Raw data:
☆ ☆ ☆ ☆ ☆ ☆ ☆

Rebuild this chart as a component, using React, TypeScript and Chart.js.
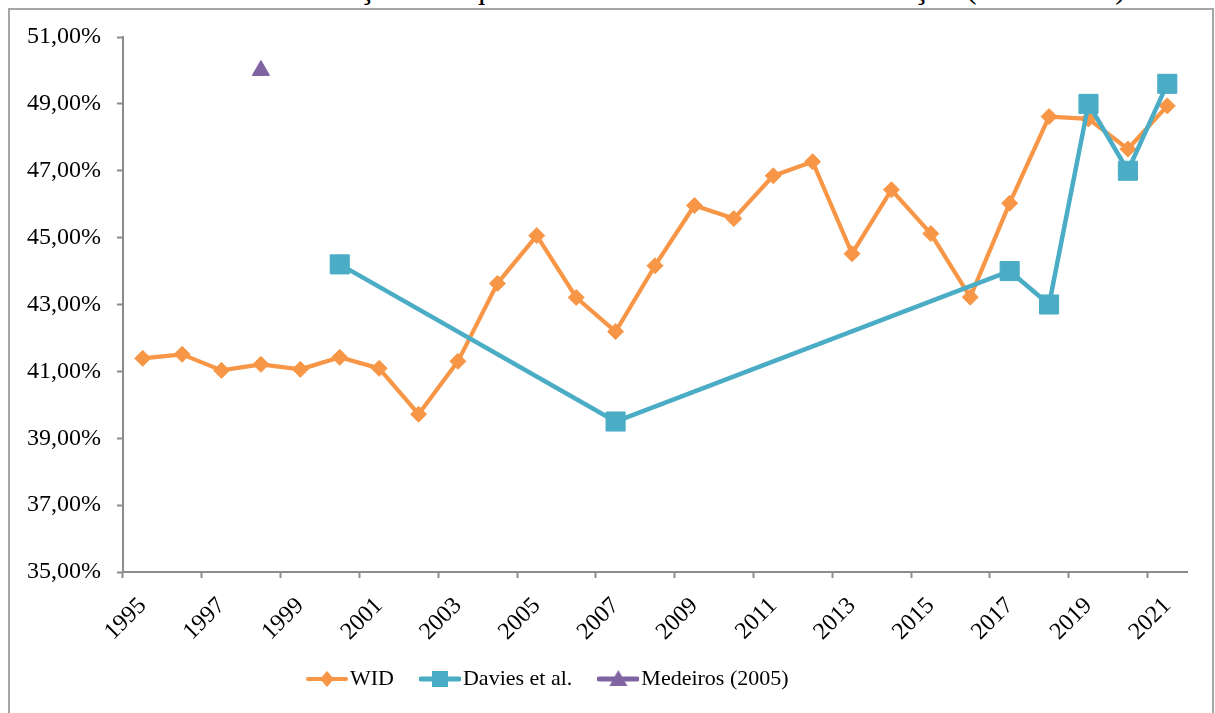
import React, { useEffect, useRef } from 'react';
import { Chart, registerables } from 'chart.js';

Chart.register(...registerables);

const TITLE = 'Gráfico 3: Concentração da riqueza no 1% mais rico da distribuição (1995-2021)';

const years = [
  '1995', '1996', '1997', '1998', '1999', '2000', '2001', '2002', '2003', '2004',
  '2005', '2006', '2007', '2008', '2009', '2010', '2011', '2012', '2013', '2014',
  '2015', '2016', '2017', '2018', '2019', '2020', '2021',
];

const widValues = [
  41.39, 41.51, 41.03, 41.21, 41.06, 41.42, 41.09, 39.72, 41.3, 43.63,
  45.06, 43.21, 42.19, 44.16, 45.96, 45.57, 46.85, 47.27, 44.52, 46.43,
  45.12, 43.22, 46.03, 48.62, 48.55, 47.65, 48.94,
];

const daviesValues: (number | null)[] = [
  null, null, null, null, null, 44.2, null, null, null, null,
  null, null, 39.5, null, null, null, null, null, null, null,
  null, null, 44.0, 43.0, 49.0, 47.0, 49.6,
];

const medeirosValues: (number | null)[] = [
  null, null, null, 50.0, null, null, null, null, null, null,
  null, null, null, null, null, null, null, null, null, null,
  null, null, null, null, null, null, null,
];

const seriesLabels = ['WID', 'Davies et al.', 'Medeiros (2005)'];
const yMin = 35;
const yMax = 51;
const yStep = 2;

const ORANGE = '#F79646';
const BLUE = '#4BACC6';
const PURPLE = '#8064A2';
const AXIS = '#8c8c8c';
const FONT = "'Liberation Serif', 'Times New Roman', serif";

function makeIcon(color: string, lineW: number, marker: string) {
  const c = document.createElement('canvas');
  c.width = 42;
  c.height = 24;
  const g = c.getContext('2d')!;
  g.strokeStyle = color;
  g.lineWidth = lineW;
  g.lineCap = 'round';
  g.beginPath();
  g.moveTo(2, 12);
  g.lineTo(40, 12);
  g.stroke();
  g.fillStyle = color;
  g.beginPath();
  if (marker === 'diamond') {
    g.moveTo(21, 4);
    g.lineTo(28, 12);
    g.lineTo(21, 20);
    g.lineTo(14, 12);
  } else if (marker === 'square') {
    g.rect(13, 4, 16, 16);
  } else {
    g.moveTo(21, 3);
    g.lineTo(30, 19);
    g.lineTo(12, 19);
  }
  g.closePath();
  g.fill();
  return c;
}

export default function App() {
  const ref = useRef<HTMLCanvasElement | null>(null);

  useEffect(() => {
    if (!ref.current) return;
    const icons = [
      makeIcon(ORANGE, 4, 'diamond'),
      makeIcon(BLUE, 5, 'square'),
      makeIcon(PURPLE, 5, 'triangle'),
    ];
    const legendPlacer = {
      id: 'legendPlacer',
      beforeDraw(chart: any) {
        const lg = chart.legend;
        if (lg) {
          const h = lg.height;
          lg.left = 281;
          lg.top = 634;
          lg.bottom = 634 + h;
        }
      },
    };
    const chart = new Chart(ref.current, {
      type: 'line',
      data: {
        labels: years,
        datasets: [
          {
            label: seriesLabels[0],
            data: widValues,
            borderColor: ORANGE,
            backgroundColor: ORANGE,
            borderWidth: 4.2,
            pointStyle: 'rectRot',
            pointRadius: 8,
            pointBorderWidth: 1,
            pointBackgroundColor: ORANGE,
            pointBorderColor: ORANGE,
            tension: 0,
            borderJoinStyle: 'round',
            order: 3,
          },
          {
            label: seriesLabels[1],
            data: daviesValues,
            borderColor: BLUE,
            backgroundColor: BLUE,
            borderWidth: 4.5,
            pointStyle: 'rect',
            pointRadius: 13.5,
            pointBorderWidth: 1,
            pointBackgroundColor: BLUE,
            pointBorderColor: BLUE,
            spanGaps: true,
            tension: 0,
            borderJoinStyle: 'round',
            order: 2,
          },
          {
            label: seriesLabels[2],
            data: medeirosValues,
            borderColor: PURPLE,
            backgroundColor: PURPLE,
            borderWidth: 4.5,
            pointStyle: 'triangle',
            pointRadius: 10,
            pointBorderWidth: 1,
            pointBackgroundColor: PURPLE,
            pointBorderColor: PURPLE,
            order: 1,
          },
        ],
      },
      options: {
        responsive: false,
        animation: false,
        devicePixelRatio: 1,
        layout: { padding: { top: 37, right: 28, left: 0, bottom: 5 } },
        plugins: {
          title: { display: false },
          tooltip: { enabled: false },
          legend: {
            position: 'bottom',
            align: 'start',
            labels: {
              usePointStyle: true,
              pointStyleWidth: 24,
              padding: 34,
              color: '#000',
              font: { family: FONT, size: 22 },
              generateLabels: (ch: any) =>
                ch.data.datasets.map((ds: any, i: number) => ({
                  text: ds.label,
                  pointStyle: icons[i],
                  fillStyle: ds.borderColor,
                  strokeStyle: ds.borderColor,
                  lineWidth: 0,
                  hidden: false,
                  datasetIndex: i,
                  fontColor: '#000',
                })),
            },
          },
        },
        scales: {
          x: {
            type: 'category',
            offset: true,
            afterFit: (s: any) => {
              s.height = 70;
            },
            grid: {
              offset: true,
              drawOnChartArea: false,
              drawTicks: true,
              tickLength: 6,
              tickWidth: 2,
              tickColor: (c: any) => (typeof c.index === 'number' && c.index % 2 === 0 ? AXIS : 'rgba(0,0,0,0)'),
            },
            border: { color: AXIS, width: 2 },
            ticks: {
              autoSkip: false,
              minRotation: 45,
              maxRotation: 45,
              padding: 14,
              color: '#000',
              font: { family: FONT, size: 24 },
              callback: (_v: any, i: number) => (i % 2 === 0 ? years[i] : ''),
            },
          },
          y: {
            min: yMin,
            max: yMax,
            afterFit: (s: any) => {
              s.width = 123;
            },
            grid: {
              drawOnChartArea: false,
              drawTicks: true,
              tickLength: 6,
              tickWidth: 2,
              tickColor: AXIS,
            },
            border: { color: AXIS, width: 2 },
            ticks: {
              stepSize: yStep,
              padding: 16,
              color: '#000',
              font: { family: FONT, size: 24 },
              callback: (v: any) => Number(v).toFixed(2).replace('.', ',') + '%',
            },
          },
        },
      },
      plugins: [legendPlacer],
    } as any);
    return () => chart.destroy();
  }, []);

  return (
    <div
      style={{
        position: 'fixed',
        left: 0,
        top: 0,
        width: 1215,
        height: 713,
        overflow: 'hidden',
        background: '#fff',
      }}
    >
      <div
        style={{
          position: 'absolute',
          top: -29,
          left: 0,
          width: 1215,
          textAlign: 'center',
          fontFamily: FONT,
          fontSize: 32,
          lineHeight: '32px',
          whiteSpace: 'nowrap',
          color: '#000',
        }}
      >
        {TITLE}
      </div>
      <div
        style={{
          position: 'absolute',
          left: 8,
          top: 8,
          width: 1206,
          height: 760,
          boxSizing: 'border-box',
          border: '2px solid #a6a6a6',
        }}
      />
      <canvas
        ref={ref}
        width={1215}
        height={713}
        style={{ position: 'absolute', left: 0, top: 0, display: 'block' }}
      />
    </div>
  );
}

☆ ☆ ☆ ☆ ☆ ☆ ☆

What you have to do: Find the word "React" in the data and copy out each line where it turns up.

Task answer:
Rebuild this chart as a component, using React, TypeScript and Chart.js.
import React, { useEffect, useRef } from 'react';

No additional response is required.